When the Padres snagged Matt Kemp from the Los Angeles Dodgers, it was the biggest deal in the team's history. But when the word leaked out that a recent medical exam had detected arthritis in both of Kemp's hips, General Manager AJ Preller began to worry that "biggest deal" might turn into "biggest debacle."
"Kemp has already had trouble with his shoulder and ankle," admitted Preller, "but we figured we could nurse those along with a gradually increasing regimen of physical therapy, off-season surgery, and weapons-grade painkillers. I mean, it's only five years. But arthritic hips? That was a potential disaster. We dealt for Kemp because of the speed and power of his bat, and as every hitter since Ted Williams has known, batspeed and power come from the turn of the hips. Without that, I remember thinking, you're just slapping at the ball, spraying singles here and there — the way Tony Gwynn did before Williams talked to him in '92."
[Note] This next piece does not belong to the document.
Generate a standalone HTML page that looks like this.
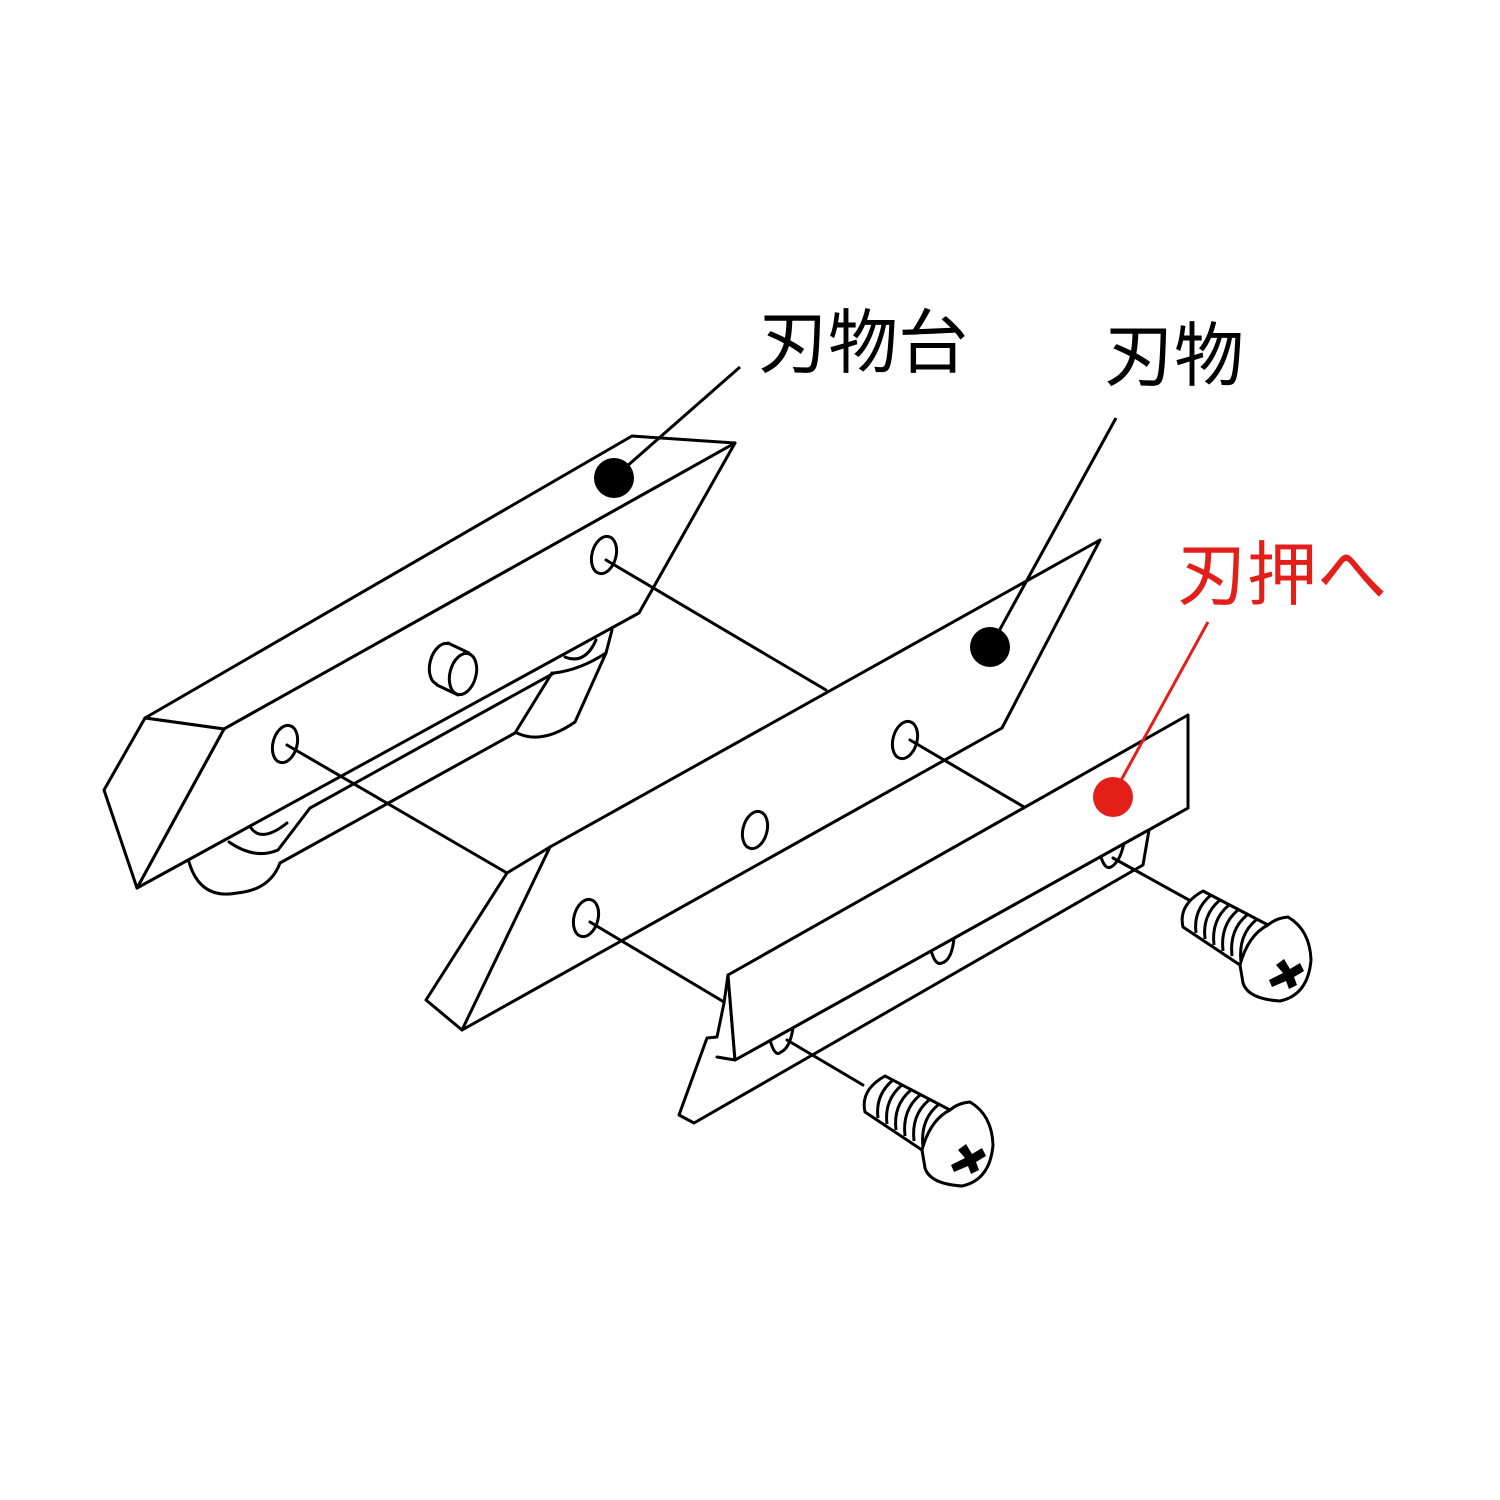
<!DOCTYPE html>
<html><head><meta charset="utf-8"><style>
html,body{margin:0;padding:0;background:#fff;}
svg{display:block;}
text{font-family:"Liberation Sans","Noto Sans CJK JP",sans-serif;font-size:70px;font-weight:400;}
</style></head><body>
<svg width="1500" height="1500" viewBox="0 0 1500 1500" xmlns="http://www.w3.org/2000/svg">
<rect width="1500" height="1500" fill="#fff"/>
<g fill="none" stroke="#000" stroke-width="3" stroke-linejoin="round" stroke-linecap="round">
<path d="M189,862 Q200,900 237,893 Q270,890 280,863" fill="#fff"/>
<path d="M251,828 Q262,843 287,823"/>
<path d="M229,842 Q255,860 278,850 L310,808 L554,673"/>
<path d="M280,863 L515,733 L552,673"/>
<path d="M517,733 Q542,745 575,722 L606,653 L612,630"/>
<path d="M565,657 Q585,665 596,640"/>
<path d="M554,673 Q580,670 606,653"/>
<path d="M145,718 L632,436 L735,443 L224,729 Z" fill="#fff"/>
<path d="M224,729 L735,443 L639,613 L137,888 Z" fill="#fff"/>
<path d="M145,718 L224,729 L137,888 L104,790 Z" fill="#fff"/>
<ellipse cx="604" cy="555" rx="12" ry="19" transform="rotate(15 604 555)"/>
<ellipse cx="285" cy="744" rx="12" ry="19" transform="rotate(15 285 744)"/>
<ellipse cx="443" cy="664" rx="13" ry="21" transform="rotate(15 443 664)" fill="#fff"/>
<path d="M449,643 L470,653 L458,695 L437,685 Z" fill="#fff" stroke="none"/>
<line x1="448" y1="643" x2="469" y2="653"/>
<line x1="437" y1="685" x2="458" y2="695"/>
<ellipse cx="463" cy="674" rx="13" ry="21" transform="rotate(15 463 674)" fill="#fff"/>
<line x1="606" y1="560" x2="826" y2="690"/>
<line x1="287" y1="745" x2="507" y2="873"/>
<path d="M507,873 L550,847 L1100,540 L1002,728 L462,1030 L426,1000 Z" fill="#fff"/>
<line x1="550" y1="847" x2="462" y2="1030"/>
<ellipse cx="905" cy="740" rx="12" ry="19" transform="rotate(15 905 740)"/>
<ellipse cx="755" cy="830" rx="12" ry="19" transform="rotate(15 755 830)"/>
<ellipse cx="586" cy="918" rx="12" ry="19" transform="rotate(15 586 918)"/>
<line x1="910" y1="740" x2="1024" y2="807"/>
<line x1="590" y1="922" x2="724" y2="1002"/>
<path d="M1188,808 L1149,830 L1143,865 L694,1123 L679,1115 L707,1038 L717,1037 L724,1003 L728,975 L735,1060 Z" fill="#fff"/>
<path d="M770,1037 L1124,843"/>
<path d="M770,1040 Q775,1058 781,1052 Q790,1048 793,1028"/>
<path d="M931,950 Q935,966 942,963 Q952,960 954,938"/>
<path d="M1101,857 Q1105,870 1111,867 Q1120,862 1124,843"/>
<path d="M728,975 L1188,715 L1188,808 L735,1060 Z" fill="#fff"/>
<line x1="717" y1="1057" x2="735" y2="1060"/>
<line x1="1113" y1="858" x2="1198" y2="905"/>
<line x1="787" y1="1040" x2="863" y2="1085"/>
</g>
<g id="screw" fill="#fff" stroke="#000" stroke-width="3" stroke-linejoin="round">
<path d="M885,1076 L950,1110 L922,1150 L865,1112 Q860,1090 885,1076 Z"/>
<g fill="none">
<path d="M893,1080 Q875,1095 878,1118"/>
<path d="M902,1085 Q884,1100 887,1124"/>
<path d="M911,1090 Q893,1105 896,1130"/>
<path d="M920,1095 Q902,1110 905,1136"/>
<path d="M929,1100 Q911,1115 914,1141"/>
<path d="M938,1105 Q920,1120 923,1147"/>
</g>
<path d="M950,1110 Q958,1103 970,1102 Q992,1115 993,1145 Q990,1180 962,1186 Q930,1184 925,1168 L922,1150 Q930,1120 950,1110 Z"/>
<path d="M958,1150 l8,-6 l6,10 l10,-6 l4,8 l-10,6 l3,8 l-8,4 l-3,-8 l-14,6 l-3,-7 l14,-7 z" fill="#000" stroke="none"/>
</g>
<use href="#screw" transform="translate(318,-185)"/>
<g fill="none" stroke="#000" stroke-width="3">
<line x1="740" y1="367" x2="618" y2="474"/>
<line x1="1116" y1="418" x2="993" y2="642"/>
</g>
<line x1="1208" y1="622" x2="1113" y2="795" stroke="#e31f1a" stroke-width="3"/>
<circle cx="614" cy="478" r="20" fill="#000"/>
<circle cx="990" cy="647" r="20" fill="#000"/>
<circle cx="1113" cy="797" r="20" fill="#e31f1a"/>
<text x="758" y="367" fill="#000">刃物台</text>
<text x="1104" y="380" fill="#000">刃物</text>
<text x="1177" y="599" fill="#e31f1a">刃押へ</text>
</svg>
</body></html>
His concern started to border on panic when he learned that Kemp's team had finagled a last-minute clause into his Padres contract, one that guaranteed the 30-year-old a dedicated suite at the Casa de Manana retirement home in La Jolla. And then came the infamous post on Kemp's Twitter account, in which he stated that San Diego would be "a great place to retire. I mean, play."
Fortuitously, it was that thought about Gwynn and Williams that inspired Preller's next move. "Ted Williams, as everybody knows, was frozen immediately after he died. His son was big into cryonics, which involves freezing people in the hope that someday, science will come up with a way to bring 'em back to life. So they sawed old Ted's head off and put it on ice. But what everybody doesn't know is that they also froze the rest of him. The body of the greatest hitter of all time — the hips of the greatest hitter of all time — just sitting in a tank of liquid nitrogen in Arizona. I was already on the hook for millions of dollars. I figured, what's a few more? And so I started making some calls. Two days later, Matt Kemp was feeling like a new man — well, half a new man, anyway."
Details are still forthcoming about both the procedure and the deal surrounding it, but Preller says that everybody walked away happy. "Especially Kemp. Because for the first time in years, walking away didn't hurt a bit."